I feel different. It is hard to explain in words.
Is it because I drastically cut my hair and look different? Or is it because I am doing things so outside my norm that I feel I have grown? Is it a shift in my thinking?
Change is not usually something seen so vividly. Usually change is realized after time has gone by and something brings us to realize some growth has occurred. After a shift, we can look back and see the change and growth within us.
Not usually in the middle of changing, is it recognized.
I sit here feeling it, seeing it, realizing it.
This must be what living in the moment means? Is this about the moment now or where this change is going to lead me?
Change and growth can only mean living a better life. A more fulfilled life. Time finally taken to do the things we want to do and to try new things. Stepping outside of our comfort zones is where it all begins.

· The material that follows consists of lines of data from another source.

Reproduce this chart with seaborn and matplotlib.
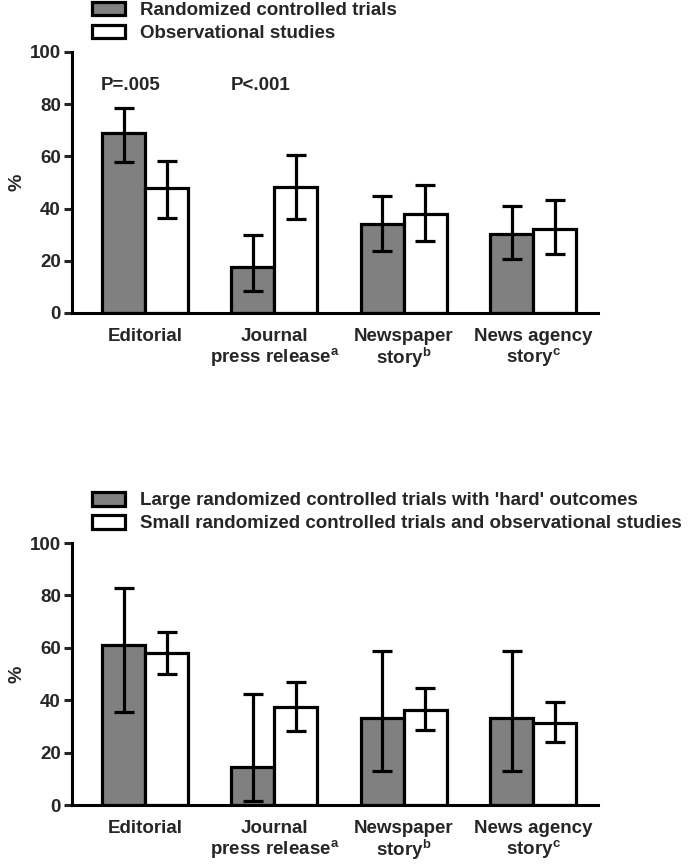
import pandas as pd
import matplotlib
matplotlib.use("Agg")
import matplotlib.pyplot as plt
import seaborn as sns

# Values (% with 95% CI)
sources = ["Editorial", "Journal\npress release$^{a}$", "Newspaper\nstory$^{b}$",
           "News agency\nstory$^{c}$"]

top_groups = ["Randomized controlled trials", "Observational studies"]
top_rct = [69.0, 17.8, 34.0, 30.3]
top_rct_lo = [58.0, 8.5, 23.7, 20.7]
top_rct_hi = [78.6, 29.8, 44.7, 41.0]
top_obs = [47.7, 48.2, 38.0, 32.2]
top_obs_lo = [36.3, 35.9, 27.7, 22.5]
top_obs_hi = [58.4, 60.7, 49.1, 43.2]

bot_groups = ["Large randomized controlled trials with 'hard' outcomes",
              "Small randomized controlled trials and observational studies"]
bot_large = [61.1, 14.4, 33.1, 33.1]
bot_large_lo = [35.6, 1.5, 13.1, 13.1]
bot_large_hi = [83.0, 42.5, 58.8, 58.8]
bot_small = [58.1, 37.4, 36.4, 31.2]
bot_small_lo = [49.9, 28.4, 28.6, 24.0]
bot_small_hi = [66.1, 47.1, 44.7, 39.3]

p_labels = ["P=.005", "P<.001"]

sns.set_theme(style="white")
plt.rcParams["font.family"] = ["Liberation Sans", "DejaVu Sans"]
plt.rcParams["mathtext.default"] = "regular"

fig = plt.figure(figsize=(7, 8.66), dpi=100)
ax_top = fig.add_axes([0.103, 0.6386, 0.751, 0.3014])
ax_bot = fig.add_axes([0.103, 0.0704, 0.751, 0.3025])


def draw_panel(ax, groups, vals, los, his, family, legend_top):
    df = pd.DataFrame({
        "source": sources * 2,
        "group": [groups[0]] * 4 + [groups[1]] * 4,
        "pct": vals[0] + vals[1],
    })
    sns.barplot(data=df, x="source", y="pct", hue="group", order=sources,
                hue_order=groups, palette=["#808080", "white"],
                edgecolor="black", linewidth=2.3, width=0.665, gap=0,
                errorbar=None, saturation=1, ax=ax)
    # error bars centred on each bar
    for cont, v, lo, hi in zip(ax.containers, vals, los, his):
        xs = [b.get_x() + b.get_width() / 2 for b in cont]
        yerr = [[a - b for a, b in zip(v, lo)], [b - a for a, b in zip(v, hi)]]
        ax.errorbar(xs, v, yerr=yerr, fmt="none", ecolor="black",
                    elinewidth=2.3, capsize=7, capthick=2.3, zorder=5)
    ax.set_xlim(-0.565, 3.5)
    ax.set_ylim(0, 100)
    ax.set_yticks([0, 20, 40, 60, 80, 100])
    ax.set_xlabel("")
    ax.set_ylabel("%", fontsize=14, fontweight="bold", family=family)
    ax.yaxis.set_label_coords(-0.088, 0.5)
    sns.despine(ax=ax)
    for s in ["left", "bottom"]:
        ax.spines[s].set_linewidth(2.2)
        ax.spines[s].set_color("black")
    ax.tick_params(axis="y", direction="out", length=6, width=2.2, left=True,
                   labelsize=13.5, pad=2)
    ax.tick_params(axis="x", length=0, labelsize=13.5, pad=11)
    for t in ax.get_yticklabels():
        t.set_fontweight("bold")
        t.set_family(family)
    for t in ax.get_xticklabels():
        t.set_fontweight("bold")
        t.set_family(family)
        t.set_linespacing(1.05)
    handles, labels = ax.get_legend_handles_labels()
    ax.legend(handles, labels, loc="upper left",
              bbox_to_anchor=(0.131, legend_top), bbox_transform=fig.transFigure,
              frameon=False, borderpad=0, borderaxespad=0, handlelength=1.75,
              handleheight=0.75, handletextpad=0.8, labelspacing=0.3,
              prop={"family": family, "weight": "bold", "size": 13.5})


draw_panel(ax_top, top_groups, [top_rct, top_obs], [top_rct_lo, top_obs_lo],
           [top_rct_hi, top_obs_hi], ["Liberation Sans", "DejaVu Sans"], 0.998)
draw_panel(ax_bot, bot_groups, [bot_large, bot_small], [bot_large_lo, bot_small_lo],
           [bot_large_hi, bot_small_hi],
           ["Liberation Sans Narrow", "Liberation Sans", "DejaVu Sans"], 0.432)

for i, lab in enumerate(p_labels):
    ax_top.text(i - 0.11, 87, lab, ha="center", va="center", fontsize=13.5,
                fontweight="bold")

fig.savefig("out.png", dpi=100)
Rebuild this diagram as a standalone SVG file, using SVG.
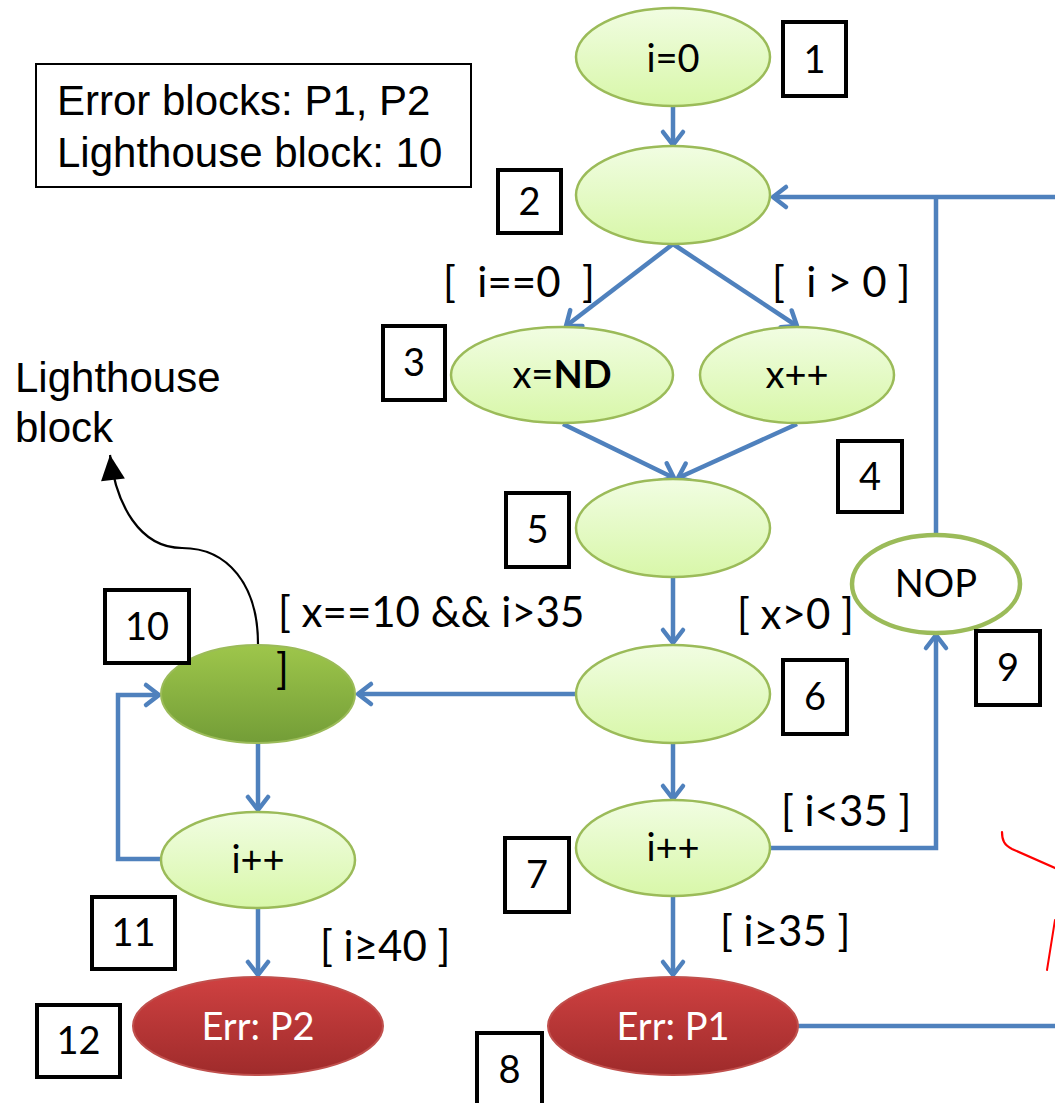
<svg xmlns="http://www.w3.org/2000/svg" width="1055" height="1103" viewBox="0 0 1055 1103">
<style>
.lg{fill:url(#gLight);stroke:#9bbb59;stroke-width:2.5}
.dg{fill:url(#gDark);stroke:#9bbb59;stroke-width:2}
.rd{fill:url(#gRed);stroke:#c0504d;stroke-width:2}
.nt{font-family:Lato,"Liberation Sans",sans-serif;font-size:38px;fill:#000;text-anchor:middle}
.wt{font-family:Lato,"Liberation Sans",sans-serif;font-size:38px;fill:#fff;text-anchor:middle}
.lb{font-family:Lato,"Liberation Sans",sans-serif;font-size:42px;fill:#000}
.ar{font-family:"Liberation Sans",Arial,sans-serif;font-size:42px;fill:#000}
.bx{fill:#fff;stroke:#000;stroke-width:4}
.bn{font-family:Lato,"Liberation Sans",sans-serif;font-size:38px;fill:#000;text-anchor:middle}
.cn{fill:none;stroke:#4f81bd;stroke-width:4.5}
.ca{fill:none;stroke:#4f81bd;stroke-width:4.5;marker-end:url(#ah)}
</style>
<defs>
<linearGradient id="gLight" x1="0" y1="0" x2="0" y2="1">
<stop offset="0" stop-color="#f1fde2"/><stop offset="1" stop-color="#d8f7a9"/>
</linearGradient>
<linearGradient id="gDark" x1="0" y1="0" x2="0" y2="1">
<stop offset="0" stop-color="#9ec64b"/><stop offset="1" stop-color="#739d37"/>
</linearGradient>
<linearGradient id="gRed" x1="0" y1="0" x2="0" y2="1">
<stop offset="0" stop-color="#cf4141"/><stop offset="1" stop-color="#9f2b2b"/>
</linearGradient>
<marker id="ah" markerUnits="userSpaceOnUse" markerWidth="40" markerHeight="40" viewBox="-20 -20 40 40" refX="0" refY="0" orient="auto" overflow="visible">
<path d="M-13,-10 L0,0 L-13,10" fill="none" stroke="#4f81bd" stroke-width="4.5" stroke-linecap="round" stroke-linejoin="round"/>
</marker>
<marker id="bh" markerUnits="userSpaceOnUse" markerWidth="40" markerHeight="40" viewBox="-30 -20 40 40" refX="0" refY="0" orient="auto" overflow="visible">
<path d="M0,0 L-25,-12 L-25,12 Z" fill="#000"/>
</marker>
</defs>
<rect width="1055" height="1103" fill="#fff"/>

<g id="connectors">
<path class="ca" d="M673,106 L673,145"/>
<path class="ca" d="M673,244 L566,326"/>
<path class="ca" d="M673,244 L797,326"/>
<path class="ca" d="M563,424 L674,478"/>
<path class="ca" d="M797,424 L678,478"/>
<path class="ca" d="M673,577 L673,643"/>
<path class="ca" d="M576,694 L358,694"/>
<path class="ca" d="M673,743 L673,799"/>
<path class="ca" d="M673,896 L673,975"/>
<path class="ca" d="M771,848 L936,848 L936,635"/>
<path class="cn" d="M936,534 L936,197"/>
<path class="ca" d="M1055,197 L773,197"/>
<path class="cn" d="M798,1026 L1055,1026"/>
<path class="ca" d="M258,743 L258,810"/>
<path class="ca" d="M161,859 L118,859 L118,695 L159,695"/>
<path class="ca" d="M258,908 L258,975"/>
<path d="M258,644 C258,585 228,548 182,548 C140,548 116,505 110,455" fill="none" stroke="#000" stroke-width="2.2" marker-end="url(#bh)"/>
</g>

<g id="legend">
<rect x="36" y="64" width="435" height="123" fill="#fff" stroke="#000" stroke-width="2"/>
<text class="ar" x="57" y="115">Error blocks: P1, P2</text>
<text class="ar" x="57" y="167">Lighthouse block: 10</text>
</g>

<g id="lighthouse-label">
<text class="ar" x="15" y="392">Lighthouse</text>
<text class="ar" x="15" y="442">block</text>
</g>

<g id="n1"><ellipse class="lg" cx="673" cy="57" rx="97" ry="49"/><text class="nt" x="673" y="72">i=0</text></g>
<g id="n2"><ellipse class="lg" cx="673" cy="195" rx="97" ry="49"/></g>
<g id="n3"><ellipse class="lg" cx="562" cy="375" rx="111" ry="48"/><text class="nt" x="562" y="388">x=<tspan font-weight="bold">ND</tspan></text></g>
<g id="n4"><ellipse class="lg" cx="797" cy="375" rx="97" ry="48"/><text class="nt" x="797" y="388">x++</text></g>
<g id="n5"><ellipse class="lg" cx="673" cy="528" rx="97" ry="49"/></g>
<g id="n6"><ellipse class="lg" cx="673" cy="694" rx="97" ry="49"/></g>
<g id="n7"><ellipse class="lg" cx="673" cy="848" rx="97" ry="48"/><text class="nt" x="673" y="861">i++</text></g>
<g id="n8"><ellipse class="rd" cx="673" cy="1026" rx="125" ry="49"/><text class="wt" x="673" y="1040">Err: P1</text></g>
<g id="n9"><ellipse cx="936" cy="584" rx="84" ry="49" fill="#fff" stroke="#9bbb59" stroke-width="4.5"/><text class="nt" x="936" y="597">NOP</text></g>
<g id="n10"><ellipse class="dg" cx="258" cy="694" rx="97" ry="49"/></g>
<g id="n11"><ellipse class="lg" cx="258" cy="860" rx="97" ry="48"/><text class="nt" x="258" y="873">i++</text></g>
<g id="n12"><ellipse class="rd" cx="258" cy="1026" rx="125" ry="49"/><text class="wt" x="258" y="1040">Err: P2</text></g>

<g id="edge-labels">
<text class="lb" x="443" y="297" xml:space="preserve">[  i==0  ]</text>
<text class="lb" x="772" y="297" xml:space="preserve">[  i &gt; 0 ]</text>
<text class="lb" x="737" y="629">[ x&gt;0 ]</text>
<text class="lb" x="278" y="627">[ x==10 &amp;&amp; i&gt;35</text>
<text class="lb" x="276" y="684">]</text>
<text class="lb" x="781" y="826">[ i&lt;35 ]</text>
<text class="lb" x="720" y="946">[ i≥35 ]</text>
<text class="lb" x="320" y="961">[ i≥40 ]</text>
</g>

<g id="box-labels">
<g id="b1"><rect class="bx" x="783" y="22" width="63" height="74"/><text class="bn" x="814.5" y="73">1</text></g>
<g id="b2"><rect class="bx" x="498" y="170" width="63" height="63"/><text class="bn" x="529.5" y="215">2</text></g>
<g id="b3"><rect class="bx" x="383" y="326" width="62" height="74"/><text class="bn" x="414" y="376">3</text></g>
<g id="b4"><rect class="bx" x="838" y="441" width="64" height="71"/><text class="bn" x="870" y="490">4</text></g>
<g id="b5"><rect class="bx" x="506" y="493" width="63" height="74"/><text class="bn" x="537.5" y="543">5</text></g>
<g id="b6"><rect class="bx" x="783" y="660" width="64" height="74"/><text class="bn" x="815" y="710">6</text></g>
<g id="b7"><rect class="bx" x="505" y="838" width="64" height="74"/><text class="bn" x="537" y="888">7</text></g>
<g id="b8"><rect class="bx" x="477" y="1033" width="65" height="72"/><text class="bn" x="509.5" y="1083">8</text></g>
<g id="b9"><rect class="bx" x="976" y="631" width="64" height="74"/><text class="bn" x="1008" y="681">9</text></g>
<g id="b10"><rect class="bx" x="105" y="590" width="84" height="73"/><text class="bn" x="147" y="640">10</text></g>
<g id="b11"><rect class="bx" x="92" y="897" width="83" height="72"/><text class="bn" x="133.5" y="946">11</text></g>
<g id="b12"><rect class="bx" x="37" y="1005" width="83" height="72"/><text class="bn" x="78.5" y="1054">12</text></g>
</g>

<g id="annotations">
<path d="M1002,832 C1002,840 1004,845 1012,849 L1055,868" fill="none" stroke="#ff0000" stroke-width="2.2" stroke-linecap="round"/>
<path d="M1055,920 L1047,970" fill="none" stroke="#ff0000" stroke-width="2" stroke-linecap="round"/>
</g>
</svg>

I never realized any big desire to change myself. Sure, there have been little things to work on along the way, but no big things that are monumental in a shift like this. Even though change is inevitable and we are constantly changing subconsciously, to be in the middle of it in the moment is to see big change.
I am guessing there is a message this time that the Lord is trying to teach me. I have yet to figure out what the meaning of this life lesson is but with some reflection and contemplation, there may be an explanation for this mindfulness.
While I do not have strict goals about who I want to be or what I want to change, as they say, it’s never too late to be who you want to be.
So, the question is, who am I to become?